Menurut studi inventarisasi emisi pada 2020, DLH DKI mengatakan mayoritas polusi berasal dari kendaraan bermotor dan kegiatan industri. Ada tujuh parameter emisi yang mempengaruhi polusi Jakarta. Ketujuh emisi yang dimaksud adalah S02 (total mencapai 4.256 ton, 61,9 persen dihasilkan oleh kegiatan industri), NOx (106.068 ton, 72,4 persen dihasilkan oleh kendaraan bermotor), CO (298.171 ton, 96,36 persen dihasilkan kendaraan bermotor), PM10 (8.817 ton, 57,99 persen dihasilkan dari kendaraan bermotor). Kemudian PM2.5 (7.842 ton, 67,04 persen oleh kendaraan dihasilkan bermotor), BC (6.006 ton, 84,48 persen dihasilkan oleh kendaraan bermotor), dan NMVOV (201.871 ton, 98,5 persen dihasilkan oleh kendaraan bermotor).
Tingginya kadar emisi membuat DKI Jakarta harus segera berbenah. Fitri mengatakan pihaknya sudah menetapkan target penurunan emisi pada 2030. Target Penurunan Beban Emisi 2030 untuk PM10 turun 56 persen, PM2.5 sebanyak 41 persen, BC 41 persen, NOx 34 persen, SO2 16 persen, dan CO 40 persen.
Ahli lingkungan Universitas Indonesia, Dwi Martono, membenarkan mayoritas polusi udara di DKI Jakarta disebabkan oleh kendaraan bermotor. Polusi yang terjadi, menurutnya, telah ada sejak 1980-an dan terus makin parah hingga saat ini. Polusi yang terjadi berkepanjangan akan mengakibatkan degradasi lingkungan dan kejadian yang lebih serius, seperti hujan asam.
Dwi memaparkan solusi lingkungan tidak boleh hanya mengandalkan kebijakan sederhana, seperti pembatasan kendaraan ganjil-genap. Menurutnya, dibutuhkan solusi menyeluruh dan sinergi antarpemerintah di berbagai wilayah. Hal itu karena sifat polusi udara yang tidak terbatas pada satu lokasi saja dan dapat berpindah.

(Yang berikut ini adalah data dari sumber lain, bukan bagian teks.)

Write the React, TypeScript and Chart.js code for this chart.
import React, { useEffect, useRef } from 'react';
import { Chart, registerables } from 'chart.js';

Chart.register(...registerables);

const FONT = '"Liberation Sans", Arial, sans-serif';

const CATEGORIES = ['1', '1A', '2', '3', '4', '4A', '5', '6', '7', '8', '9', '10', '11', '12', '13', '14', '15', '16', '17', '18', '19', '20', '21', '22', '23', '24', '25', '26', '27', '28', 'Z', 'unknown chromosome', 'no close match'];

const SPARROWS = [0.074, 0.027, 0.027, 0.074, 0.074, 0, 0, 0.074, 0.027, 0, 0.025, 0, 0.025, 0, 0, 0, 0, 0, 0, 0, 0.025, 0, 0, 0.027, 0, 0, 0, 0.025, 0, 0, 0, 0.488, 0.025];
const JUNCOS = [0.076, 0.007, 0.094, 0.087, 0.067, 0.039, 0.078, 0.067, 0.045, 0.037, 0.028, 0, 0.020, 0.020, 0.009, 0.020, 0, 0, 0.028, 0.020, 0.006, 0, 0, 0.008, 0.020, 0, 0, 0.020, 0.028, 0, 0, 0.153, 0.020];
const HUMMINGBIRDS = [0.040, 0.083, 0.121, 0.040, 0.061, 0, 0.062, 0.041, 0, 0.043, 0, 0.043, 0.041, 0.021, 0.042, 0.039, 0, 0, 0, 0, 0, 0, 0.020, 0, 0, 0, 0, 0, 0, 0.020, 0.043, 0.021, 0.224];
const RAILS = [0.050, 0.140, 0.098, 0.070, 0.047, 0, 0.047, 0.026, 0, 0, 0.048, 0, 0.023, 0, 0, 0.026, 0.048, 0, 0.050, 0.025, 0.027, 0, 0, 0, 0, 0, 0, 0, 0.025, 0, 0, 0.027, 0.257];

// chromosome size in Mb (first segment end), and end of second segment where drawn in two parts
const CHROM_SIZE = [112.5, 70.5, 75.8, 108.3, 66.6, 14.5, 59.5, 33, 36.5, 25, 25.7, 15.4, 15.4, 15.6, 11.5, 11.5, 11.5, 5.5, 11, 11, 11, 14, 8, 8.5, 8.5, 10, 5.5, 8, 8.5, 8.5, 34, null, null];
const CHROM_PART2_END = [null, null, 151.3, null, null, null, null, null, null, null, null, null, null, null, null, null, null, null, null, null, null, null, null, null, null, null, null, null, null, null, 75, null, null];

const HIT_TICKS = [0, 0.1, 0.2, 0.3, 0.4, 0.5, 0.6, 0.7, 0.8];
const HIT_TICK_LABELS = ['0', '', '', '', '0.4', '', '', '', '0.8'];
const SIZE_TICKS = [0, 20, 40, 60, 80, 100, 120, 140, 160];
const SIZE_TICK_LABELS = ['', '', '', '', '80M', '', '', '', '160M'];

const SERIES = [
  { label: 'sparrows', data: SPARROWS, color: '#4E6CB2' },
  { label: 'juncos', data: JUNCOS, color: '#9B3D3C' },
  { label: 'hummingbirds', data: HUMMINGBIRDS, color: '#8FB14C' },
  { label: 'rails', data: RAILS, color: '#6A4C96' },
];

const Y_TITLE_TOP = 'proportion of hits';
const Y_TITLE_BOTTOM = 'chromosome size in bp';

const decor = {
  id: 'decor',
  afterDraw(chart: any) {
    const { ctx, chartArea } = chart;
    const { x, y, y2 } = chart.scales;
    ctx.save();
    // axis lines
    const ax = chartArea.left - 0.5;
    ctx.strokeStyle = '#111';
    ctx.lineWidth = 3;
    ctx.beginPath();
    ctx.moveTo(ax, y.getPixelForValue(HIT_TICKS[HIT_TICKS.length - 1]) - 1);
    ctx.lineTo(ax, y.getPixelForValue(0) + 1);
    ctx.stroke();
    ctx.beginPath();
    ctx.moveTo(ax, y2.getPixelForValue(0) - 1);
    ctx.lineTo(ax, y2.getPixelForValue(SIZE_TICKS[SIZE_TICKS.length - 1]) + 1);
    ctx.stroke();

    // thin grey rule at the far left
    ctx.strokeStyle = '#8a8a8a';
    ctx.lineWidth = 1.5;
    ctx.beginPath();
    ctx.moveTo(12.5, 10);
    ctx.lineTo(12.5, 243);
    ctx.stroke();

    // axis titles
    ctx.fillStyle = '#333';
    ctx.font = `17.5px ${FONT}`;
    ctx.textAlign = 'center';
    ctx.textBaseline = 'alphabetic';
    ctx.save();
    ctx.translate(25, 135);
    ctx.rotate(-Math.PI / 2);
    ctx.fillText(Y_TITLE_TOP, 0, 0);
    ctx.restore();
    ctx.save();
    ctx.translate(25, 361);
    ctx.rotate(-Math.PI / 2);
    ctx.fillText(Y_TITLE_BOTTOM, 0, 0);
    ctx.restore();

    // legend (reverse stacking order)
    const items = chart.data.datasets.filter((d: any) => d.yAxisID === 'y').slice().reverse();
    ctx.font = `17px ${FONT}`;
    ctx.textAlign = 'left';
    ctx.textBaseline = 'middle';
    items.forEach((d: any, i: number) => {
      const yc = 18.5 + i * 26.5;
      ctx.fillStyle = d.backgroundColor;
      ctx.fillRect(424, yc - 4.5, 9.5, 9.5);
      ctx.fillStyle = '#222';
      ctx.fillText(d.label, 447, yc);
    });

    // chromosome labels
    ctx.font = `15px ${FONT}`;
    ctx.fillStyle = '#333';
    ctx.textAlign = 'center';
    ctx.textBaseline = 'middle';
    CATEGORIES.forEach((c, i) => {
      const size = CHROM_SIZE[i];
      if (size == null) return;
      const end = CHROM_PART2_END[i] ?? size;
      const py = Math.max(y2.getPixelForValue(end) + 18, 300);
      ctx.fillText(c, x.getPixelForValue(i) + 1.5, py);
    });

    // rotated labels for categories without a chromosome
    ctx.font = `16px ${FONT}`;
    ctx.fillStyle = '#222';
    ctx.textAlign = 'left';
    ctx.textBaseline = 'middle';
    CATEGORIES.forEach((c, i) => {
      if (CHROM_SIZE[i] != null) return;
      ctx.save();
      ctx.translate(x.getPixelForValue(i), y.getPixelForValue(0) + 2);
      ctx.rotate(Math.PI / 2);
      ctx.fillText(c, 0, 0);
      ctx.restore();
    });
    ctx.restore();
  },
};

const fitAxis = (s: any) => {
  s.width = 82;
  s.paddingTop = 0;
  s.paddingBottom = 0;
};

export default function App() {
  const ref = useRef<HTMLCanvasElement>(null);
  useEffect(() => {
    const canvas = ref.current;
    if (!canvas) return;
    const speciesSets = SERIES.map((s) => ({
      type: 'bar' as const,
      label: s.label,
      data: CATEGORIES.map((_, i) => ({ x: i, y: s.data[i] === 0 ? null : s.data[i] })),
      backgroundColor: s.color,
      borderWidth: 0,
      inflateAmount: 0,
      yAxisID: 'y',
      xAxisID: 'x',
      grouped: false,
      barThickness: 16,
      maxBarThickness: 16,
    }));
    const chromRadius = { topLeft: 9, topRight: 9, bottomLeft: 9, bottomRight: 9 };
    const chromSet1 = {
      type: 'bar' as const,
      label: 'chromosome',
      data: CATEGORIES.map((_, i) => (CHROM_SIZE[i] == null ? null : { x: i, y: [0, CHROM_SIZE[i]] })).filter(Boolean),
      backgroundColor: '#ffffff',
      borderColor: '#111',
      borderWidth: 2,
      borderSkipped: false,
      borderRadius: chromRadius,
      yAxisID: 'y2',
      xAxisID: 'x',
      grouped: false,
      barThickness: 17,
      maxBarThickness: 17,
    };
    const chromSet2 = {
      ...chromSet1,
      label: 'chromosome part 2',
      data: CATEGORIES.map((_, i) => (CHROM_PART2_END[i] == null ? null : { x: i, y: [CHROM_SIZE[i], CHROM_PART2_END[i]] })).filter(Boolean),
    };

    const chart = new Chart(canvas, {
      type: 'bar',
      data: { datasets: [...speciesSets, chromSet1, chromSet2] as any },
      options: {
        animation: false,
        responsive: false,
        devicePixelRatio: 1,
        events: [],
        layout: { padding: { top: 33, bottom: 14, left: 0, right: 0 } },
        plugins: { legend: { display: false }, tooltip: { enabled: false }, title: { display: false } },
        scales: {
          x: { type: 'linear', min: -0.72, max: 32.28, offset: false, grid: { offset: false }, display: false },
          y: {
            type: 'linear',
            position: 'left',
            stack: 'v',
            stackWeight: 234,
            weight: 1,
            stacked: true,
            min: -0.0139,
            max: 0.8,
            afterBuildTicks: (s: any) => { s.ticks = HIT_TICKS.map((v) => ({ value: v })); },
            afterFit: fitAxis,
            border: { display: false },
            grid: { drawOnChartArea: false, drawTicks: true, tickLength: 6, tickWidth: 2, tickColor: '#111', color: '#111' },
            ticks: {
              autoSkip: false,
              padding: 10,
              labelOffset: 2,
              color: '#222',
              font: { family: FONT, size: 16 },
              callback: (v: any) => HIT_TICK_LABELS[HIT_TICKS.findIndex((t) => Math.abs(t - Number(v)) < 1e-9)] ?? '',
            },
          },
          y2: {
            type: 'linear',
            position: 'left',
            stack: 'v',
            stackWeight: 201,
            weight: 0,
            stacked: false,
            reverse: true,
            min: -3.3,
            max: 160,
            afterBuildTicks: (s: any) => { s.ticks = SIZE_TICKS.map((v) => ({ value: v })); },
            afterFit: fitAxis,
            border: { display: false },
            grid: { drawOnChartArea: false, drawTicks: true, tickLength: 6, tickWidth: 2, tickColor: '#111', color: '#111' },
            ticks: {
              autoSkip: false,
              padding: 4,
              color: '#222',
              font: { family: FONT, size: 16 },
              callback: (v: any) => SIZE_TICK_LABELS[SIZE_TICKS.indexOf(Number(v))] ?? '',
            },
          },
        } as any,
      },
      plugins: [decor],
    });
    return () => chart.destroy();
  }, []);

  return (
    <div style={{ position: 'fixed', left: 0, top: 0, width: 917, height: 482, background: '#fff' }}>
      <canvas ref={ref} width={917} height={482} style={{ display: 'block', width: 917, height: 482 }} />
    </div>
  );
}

“Sekarang itu, kalau kita bicara masalah pencemaran udara, masyarakat yang paling memberikan kontribusi itu menengah ke atas, Mas. Orang-orang biasa ya cuma di rumah atau paling nongkrong, ya, pakai motor sebentar, selesai, itu,” ujar Dwi kepada reporter detikX.
Di sisi lain, terkait wacana pembatasan penjualan dan produksi kendaraan bermotor sebagai solusi perbaikan lingkungan, Dwi secara pribadi setuju. Namun ia memberi catatan bahwa hal tersebut harus dibicarakan dan ditimbang berdasarkan aspek ekonomi dan sosialnya.
Aktivis Wahana Lingkungan Hidup Indonesia (Walhi) Gofar mengatakan polusi Jakarta juga disebabkan oleh semakin banyaknya kawasan industri di sekitar Jabodetabek. Salah satunya penambahan PLTU di unit 9-10 di Banten. Selain itu, peningkatan jumlah kendaraan pribadi, baik roda empat maupun roda dua.
Menurut Walhi, selain solusi jangka pendek, pemerintah mestinya memikirkan kebijakan yang lebih besar, seperti pembatasan penjualan kendaraan bermotor. Namun, seiring dengan itu, pemerintah juga harus menghentikan pertumbuhan jalan tol dalam kota. Upaya itu dapat diperkuat dengan menambah jalur dan moda transportasi massal publik yang ramah lingkungan sebagai gantinya.
“PR-nya kan untuk last mile, beberapa kawasan permukiman dan lain sebagainya kan masih belum terjangkau kendaraan-kendaraan penghubung sebelum ke stasiun-stasiun maupun halte,” ujar Gofar kepada reporter detikX.